I still don't know exactly what "COMP" means but about 1860 Maxwell
computed the speed of light and that is certainly a fundamental
constant, not only that but his mathematics said that computed
speed of light would always be the same regardless of the speed of
the observer or of the source of the light. But of course Maxwell
didn't start from zero, he had to know what the values of the
magnetic constant and the electric constant are, and as far as we
know those numbers can only be obtained from experiment. At the
time electricity and magnetism didn't seem to have anything to do
with light but Maxwell showed that they did.
I thought the speed of light was 1.
Lol.
But even with the unities making the speed of light equal to 1, we
cannot be sure that in the next theory, to accommodate some unexpected
particles, we might need to accept that the speed of light is the
constant 0.9999999999999999999999996779435210033012878856... as
measured by some technology. And the question remains, is that
computable (algorithmically generable)?
With comp we can expect bad news, like it will take 400,000 years for
solving that problem, and showing that the speed of light is
determined by some constants appearing in the distribution of the twin
primes number, say.
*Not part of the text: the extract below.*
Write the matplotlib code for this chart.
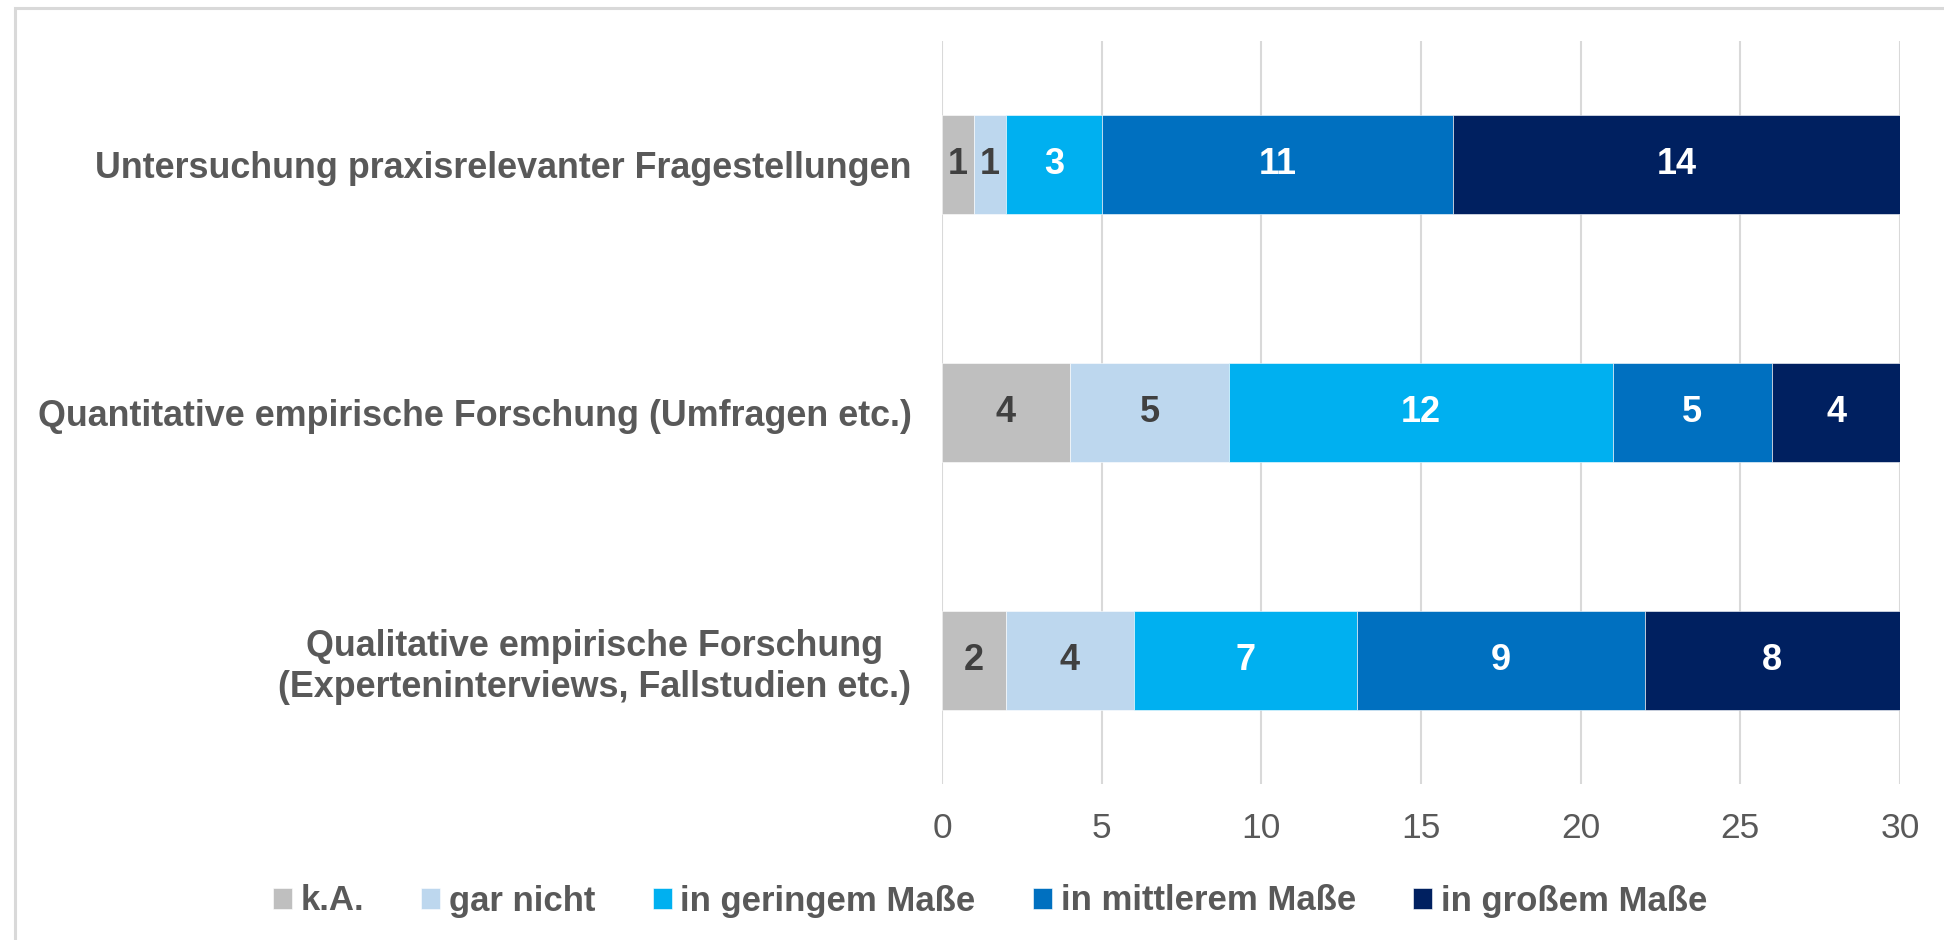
import numpy as np
import matplotlib
matplotlib.use("Agg")
import matplotlib.pyplot as plt
from matplotlib import font_manager
from matplotlib.patches import Rectangle

# data, top to bottom as in the chart
categories = [
    "Untersuchung praxisrelevanter Fragestellungen",
    "Quantitative empirische Forschung (Umfragen etc.)",
    "Qualitative empirische Forschung\n(Experteninterviews, Fallstudien etc.)",
]
series_names = ["k.A.", "gar nicht", "in geringem Maße", "in mittlerem Maße", "in großem Maße"]
ka = [1, 4, 2]
gar_nicht = [1, 5, 4]
gering = [3, 12, 7]
mittel = [11, 5, 9]
gross = [14, 4, 8]
x_ticks = [0, 5, 10, 15, 20, 25, 30]

colors = ["#BFBFBF", "#BDD7EE", "#00B0F0", "#0070C0", "#002060"]
label_colors = ["#404040", "#404040", "white", "white", "white"]
text_gray = "#595959"

names = {f.name for f in font_manager.fontManager.ttflist}
family = "Liberation Sans Narrow" if "Liberation Sans Narrow" in names else "Liberation Sans"
plt.rcParams["font.family"] = [family, "DejaVu Sans"]

fig = plt.figure(figsize=(19.44, 9.40), dpi=100)
W, H = 1944, 940
ax = fig.add_axes([942 / W, 1 - 784 / H, (1900 - 942) / W, (784 - 41) / H])

# outer frame (only top and left visible in the picture)
fig.patches.append(Rectangle((15 / W, -0.2), 2, 1.2 - 8 / H, transform=fig.transFigure,
                             fill=False, edgecolor="#D9D9D9", linewidth=2.2))

y = np.arange(len(categories))
left = np.zeros(len(categories))
all_series = [ka, gar_nicht, gering, mittel, gross]
for name, vals, col, lc in zip(series_names, all_series, colors, label_colors):
    vals = np.array(vals, dtype=float)
    bars = ax.barh(y, vals, left=left, height=0.4, color=col, label=name,
                   edgecolor="white", linewidth=0.4, zorder=3)
    ax.bar_label(bars, labels=[f"{int(v)}" for v in vals], label_type="center",
                 color=lc, fontsize=26, fontweight="bold")
    left += vals

ax.set_xlim(0, 30)
ax.set_ylim(2.5, -0.5)
ax.set_xticks(x_ticks)
ax.set_yticks(y)
ax.set_yticklabels(categories, fontsize=25.8, fontweight="bold", color=text_gray,
                   multialignment="center")
ax.tick_params(axis="x", length=0, pad=20, labelsize=25.5, labelcolor=text_gray)
ax.tick_params(axis="y", length=0, pad=22)
ax.grid(axis="x", color="#D9D9D9", linewidth=1.5, zorder=0)
for s in ax.spines.values():
    s.set_visible(False)

fig.legend(loc="center", bbox_to_anchor=(990 / W, 1 - 901 / H), ncol=5, frameon=False,
           prop={"size": 25, "weight": "bold"}, labelcolor=text_gray,
           handlelength=0.55, handleheight=0.55, handletextpad=0.25, columnspacing=1.65)

fig.savefig("out.png", dpi=100, facecolor="white")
That would show that in some theory, the speed of
light is computable. But in the year 898,675,908, that theory will be
disproved, by measurement, making the question of the computability of
the speed of light still unsolved.
We can hope for the simple, but we can expect surprises and
complexities, and a growing ignorance awareness, proportional to a
deepening in the fundamentals. I think.